BRISBANE, Australia — The warnings are nothing new: there’s a nursing shortage, family medicine is dying, demand for long-term care is soaring. But if health-IT is to fulfill its potential in helping to address these challenges, the need for informatics professionals in healthcare is only going to grow, and not just in the United States.
“It’s clear that this is a limiting factor in the development of eHealth programs,” said Swiss physician Antoine Geissbuhler, liaison from the International Medical Informatics Association (IMIA) to the World Health Organization (WHO), as the two bodies announced a new collaboration.
With health-IT leaders from all over the world gathered in Australia last week for MedInfo 2007, representatives of IMIA and the WHO said they would collaborate over at least the next three years to develop a global health informatics workforce.

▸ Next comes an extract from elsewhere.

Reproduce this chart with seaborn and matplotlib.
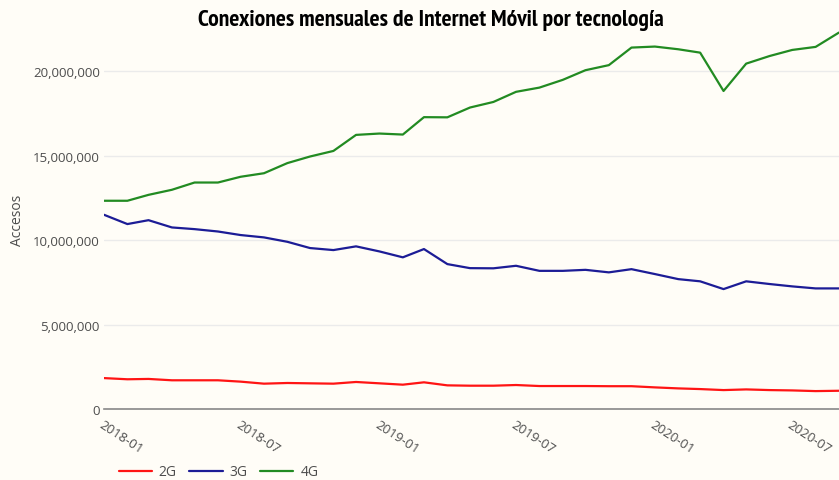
import matplotlib.pyplot as plt
import matplotlib.dates as mdates
import matplotlib.ticker as mticker
from matplotlib import font_manager
import pandas as pd
import seaborn as sns

# Monthly mobile internet connections by technology (millions)
meses = pd.date_range('2018-01-01', '2020-09-01', freq='MS')

accesos_2g = [1.83, 1.76, 1.78, 1.70, 1.70, 1.70, 1.62, 1.50, 1.54, 1.52, 1.50, 1.60,
              1.52, 1.44, 1.58, 1.40, 1.38, 1.38, 1.42, 1.36, 1.36, 1.36, 1.35, 1.35,
              1.28, 1.22, 1.18, 1.12, 1.16, 1.12, 1.10, 1.06, 1.08]
accesos_3g = [11.50, 10.95, 11.18, 10.75, 10.65, 10.51, 10.30, 10.16, 9.90, 9.53, 9.41, 9.63,
              9.33, 8.98, 9.47, 8.58, 8.34, 8.33, 8.48, 8.18, 8.18, 8.24, 8.09, 8.28,
              7.99, 7.69, 7.56, 7.10, 7.56, 7.40, 7.26, 7.14, 7.14]
accesos_4g = [12.33, 12.33, 12.68, 12.98, 13.41, 13.41, 13.75, 13.96, 14.56, 14.95, 15.28, 16.23,
              16.31, 16.25, 17.28, 17.27, 17.85, 18.18, 18.78, 19.03, 19.49, 20.06, 20.36, 21.40,
              21.46, 21.30, 21.10, 18.83, 20.45, 20.90, 21.26, 21.44, 22.29]

tecnologias = ['2G', '3G', '4G']
colores = ['#ff1414', '#1c1c96', '#228b22']

# Long format for seaborn
df = pd.concat([
    pd.DataFrame({'mes': meses, 'accesos': [v * 1e6 for v in vals], 'tecnologia': t})
    for t, vals in zip(tecnologias, [accesos_2g, accesos_3g, accesos_4g])
])

sns.set_style('white')
plt.rcParams['font.family'] = ['Open Sans', 'DejaVu Sans']

# title: a narrow bold face if one is installed, else plain bold sans
def _w(f):
    return f.weight if isinstance(f.weight, int) else (700 if 'bold' in str(f.weight).lower() else 400)

cands = [f for f in font_manager.fontManager.ttflist
         if ('Narrow' in f.name or 'Condensed' in f.name) and _w(f) >= 600 and f.style == 'normal']
cands.sort(key=lambda f: (0 if 'Narrow' in f.name else 1, abs(_w(f) - 700)))
if cands:
    title_font = font_manager.FontProperties(fname=cands[0].fname, size=17)
else:
    title_font = font_manager.FontProperties(family='Liberation Sans', weight='bold', size=13.5)

bg = '#fffdf7'
fig = plt.figure(figsize=(8.39, 4.81), dpi=100, facecolor=bg)
ax = fig.add_axes([104 / 839, 71 / 481, 1 - 104 / 839, 380 / 481])
ax.set_facecolor(bg)

sns.lineplot(data=df, x='mes', y='accesos', hue='tecnologia',
             palette=dict(zip(tecnologias, colores)), linewidth=1.6, ax=ax, legend=False)

ax.set_xlim(meses[0], meses[-1])
ax.set_ylim(0, 22.5e6)

ax.yaxis.set_major_locator(mticker.MultipleLocator(5e6))
ax.yaxis.set_major_formatter(mticker.FuncFormatter(lambda v, p: f'{v:,.0f}'))
ax.xaxis.set_major_locator(mdates.MonthLocator(bymonth=[1, 7]))
ax.xaxis.set_major_formatter(mdates.DateFormatter('%Y-%m'))

ax.grid(axis='y', color='#ebebeb', linewidth=1)
ax.set_axisbelow(True)
for s in ['top', 'right', 'left']:
    ax.spines[s].set_visible(False)
ax.spines['bottom'].set_color('#888888')
ax.spines['bottom'].set_linewidth(1.2)

ax.tick_params(axis='both', length=0, labelsize=9.5, labelcolor='#4d4d4d')
ax.tick_params(axis='y', pad=3)
ax.tick_params(axis='x', pad=6)
for lbl in ax.get_xticklabels():
    lbl.set_rotation(-33)
    lbl.set_ha('left')
    lbl.set_va('top')
    lbl.set_rotation_mode('anchor')

ax.set_xlabel('')
ax.set_ylabel('Accesos', fontsize=10, color='#4d4d4d', labelpad=6)

fig.text(0.513, 0.958, 'Conexiones mensuales de Internet Móvil por tecnología',
         ha='center', va='center', fontproperties=title_font, color='black')

handles = [plt.Line2D([], [], color=c, linewidth=1.6) for c in colores]
fig.legend(handles, tecnologias, loc='center left', bbox_to_anchor=(106 / 839, 1 - 473 / 481),
           ncol=3, frameon=False, fontsize=10, labelcolor='#4d4d4d',
           handlelength=2.4, handletextpad=0.5, columnspacing=0.9)

fig.savefig('out.png', dpi=100, facecolor=bg)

They also said they would promote the Global Observatory for eHealth and the sharing of intellectual property. The Global Observatory for eHealth, established in 2005, is kind of a clearinghouse for best practices, “to better understand the eHealth space in countries around the world,” according to WHO eHealth coordinator S. Yunkap Kwankam.
In emphasizing workforce development, Kwankam, a U.S.-educated native of Cameroon, talked of a “growing know-do gap,” which he described as “the gulf between what’s known in science and what we actually do in medicine and practice.”
Kwankam said that health-IT, and more specifically, knowledge delivered to the point of care, can help bridge that gap. He noted that the 8,000 worldwide employees of the WHO can’t possibly serve the health needs of 6 billion people, so global health depends on an informed populace.
“I believe: arm the individual with information and we’ll have a revolution,” Kwankam said. In the digital age, the supplier of arms will be legions of informatics pros and other knowledge workers. “Access to care had been dependent on face-to-face contact. We don’t have to have that anymore,” said Kwankam.
Geissbuhler, chief of medical informatics at Hôpitaux Universitaires de Gèneve in Switzerland, said that IMIA is interested in the “10x10” effort of the American Medical Informatics Association (AMIA), in which the U.S. affiliate of IMIA seeks to train 10,000 health-IT professionals by 2010.
However, AMIA chief executive Don Detmer, also in Brisbane, noted, “The global issues are different in a lot of ways.”
Geissbuhler acknowledged that the issue internationally is more than just training, but also of brain drain, as migration of informatics professionals to places like the U.S., Western Europe, and Japan threatens health-IT progress in developing countries.